# RCI exchanging into DVC - a question



## sushitex (Oct 28, 2013)

Hello - this  will be our umpteenth RCI exchange (we  have points with Wyndham Fairshare Plus) but our first exchange into a Disney Vacation Club property!  We will be staying at Saratoga Springs from Dec. 22-29 of this year. We are super excited and looking forward to every moment of our stay at WDW. One question, however. While reading through a previous post on this forum, one person wrote that the DVC castmembers allowed someone in his party to register as a day guest, and that person was allowed to use the Extra Magic Hours and some other "staying onsite" perks.

I have a family member who will be visiting with us (and going to a theme park) but not staying at the resort. How would I go about getting that person registered as a "day guest?" 

Any other perks for him involved, besides the Express Luggage option?  That will probably not work for us, since we are all driving in from out-of-state. 

Thanks for any advice as well!


----------



## JimMIA (Oct 28, 2013)

A couple of perks, and limitations/issues.

If you are below occupancy for your villa, you can simply list him as another guest.  That will give him a parking pass (not the Wyndham kind  -- a *real* pass to get into the theme park parking FREE for YOUR entire stay!  That's $14 per day. ).  

He will also be able to get a Magic Band, hook up with your Disney Magic Experience, and make FastPass+ reservations for a period up to 14 days after your checkin.

Fine print:  IF you buy the Disney Dining Plan (Hint: DON'T), you will have to buy it for him too -- for the entire length of your stay.

*****
If you are at, or over, your occupancy limit for your villa (or using DDP), you will not be able to add him to your reservation.  

However, if you ask at the front desk, they will undoubtedly give him a parking pass (which will be for your entire stay...see above), and allow him to use whatever facilities there are at the resort.

The only likely exception to that is if you are staying at the Beach Club Villas.  They may not allow him to use the pool at SAB (which is vastly over-rated, IMHO).


----------



## sushitex (Oct 28, 2013)

Thanks!

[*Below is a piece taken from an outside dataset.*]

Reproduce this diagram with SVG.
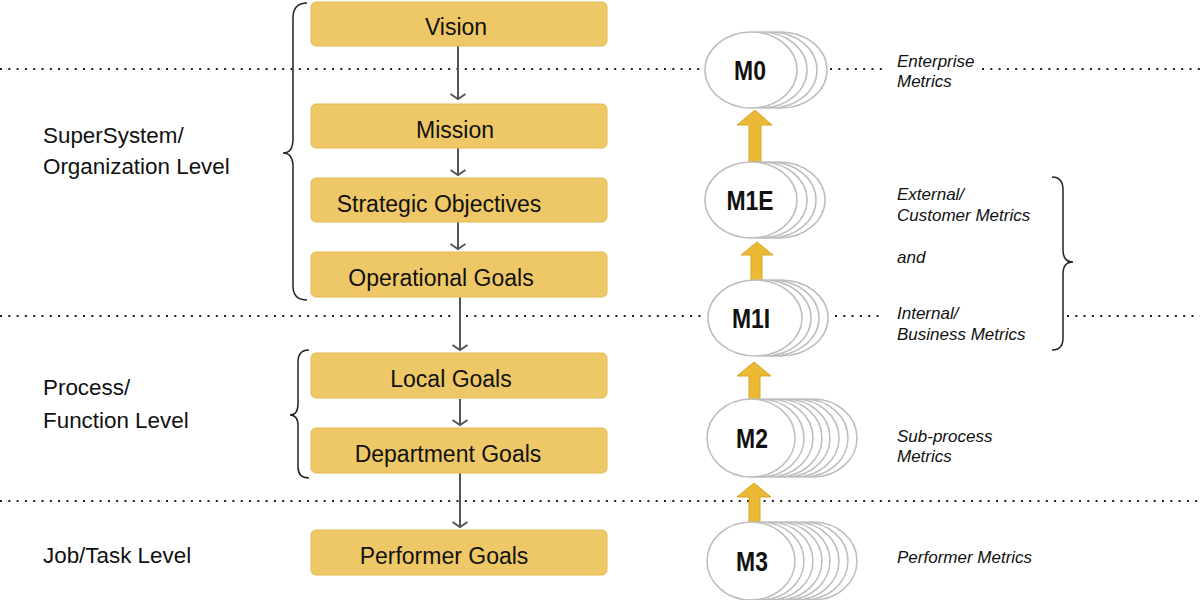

We will be at capacity without our "day guest" but didn't know what perks he might be able to enjoy. At least he might be able to use the facilities at Saratiga Springs, as well as ride in the car (for free parking) if we decide to drive to theme parks (I guess that decision hinges on how crowded the buses will be during Christmas break!)


----------



## JimMIA (Oct 29, 2013)

sushitex said:


> Thanks! We will be at capacity without our "day guest" but didn't know what perks he might be able to enjoy. At least he might be able to use the facilities at Saratiga Springs, as well as ride in the car (for free parking) if we decide to drive to theme parks (I guess that decision hinges on how crowded the buses will be during Christmas break!)


I think you could go to the front desk with a sweet smile and "Help me" attitude and get him a parking pass valid for your entire stay.  Don't ask for a room key; just say he's going to be joining you at the pool.

If you have a car, driving will be WAY better than busing.  At MK, busing takes you right to the entrance, but we still prefer driving to TTS and taking the monorail or ferry over to MK.  Anywhere else, driving is the way to go.


----------



## DisneyFan444 (Nov 15, 2013)

*Dining Reservations*


So I will be staying at DVC for the first time in June.  Will I be able to book dining reservations for the whole trip starting at 180 days from check in, or do I have to reserve each day separately?

I seem to remember that the breakfast at the castle was different from everything else, right?

Thanks!


----------



## JimMIA (Nov 15, 2013)

DisneyFan444 said:


> So I will be staying at DVC for the first time in June.  Will I be able to book dining reservations for the whole trip starting at 180 days from check in, or do I have to reserve each day separately?
> 
> I seem to remember that the breakfast at the castle was different from everything else, right?
> 
> Thanks!


You're supposed to be able to book dining reservations 180 days +10 if you're staying onsite, but I've seen some posts on the DISboards saying DVC computers don't play well with the Disney Dining system.  If you don't get an authoritative answer here, go to the DIS DVC Mouscellaneous board and ask.


----------



## itradehilton (Nov 18, 2013)

We have not have any issues booking 180 + 10 when at Disney. This is a great tool to help you get into hard to get reservations. It was made even easier once the My Disney Website ironed out some of it's kinks.


----------



## paxsarah (Nov 18, 2013)

Today is 180 days out from check-in and I was able to make a BoG ADR for the middle of our trip - this is an RCI exchange into BLT.

Holy acronyms, Batman!


----------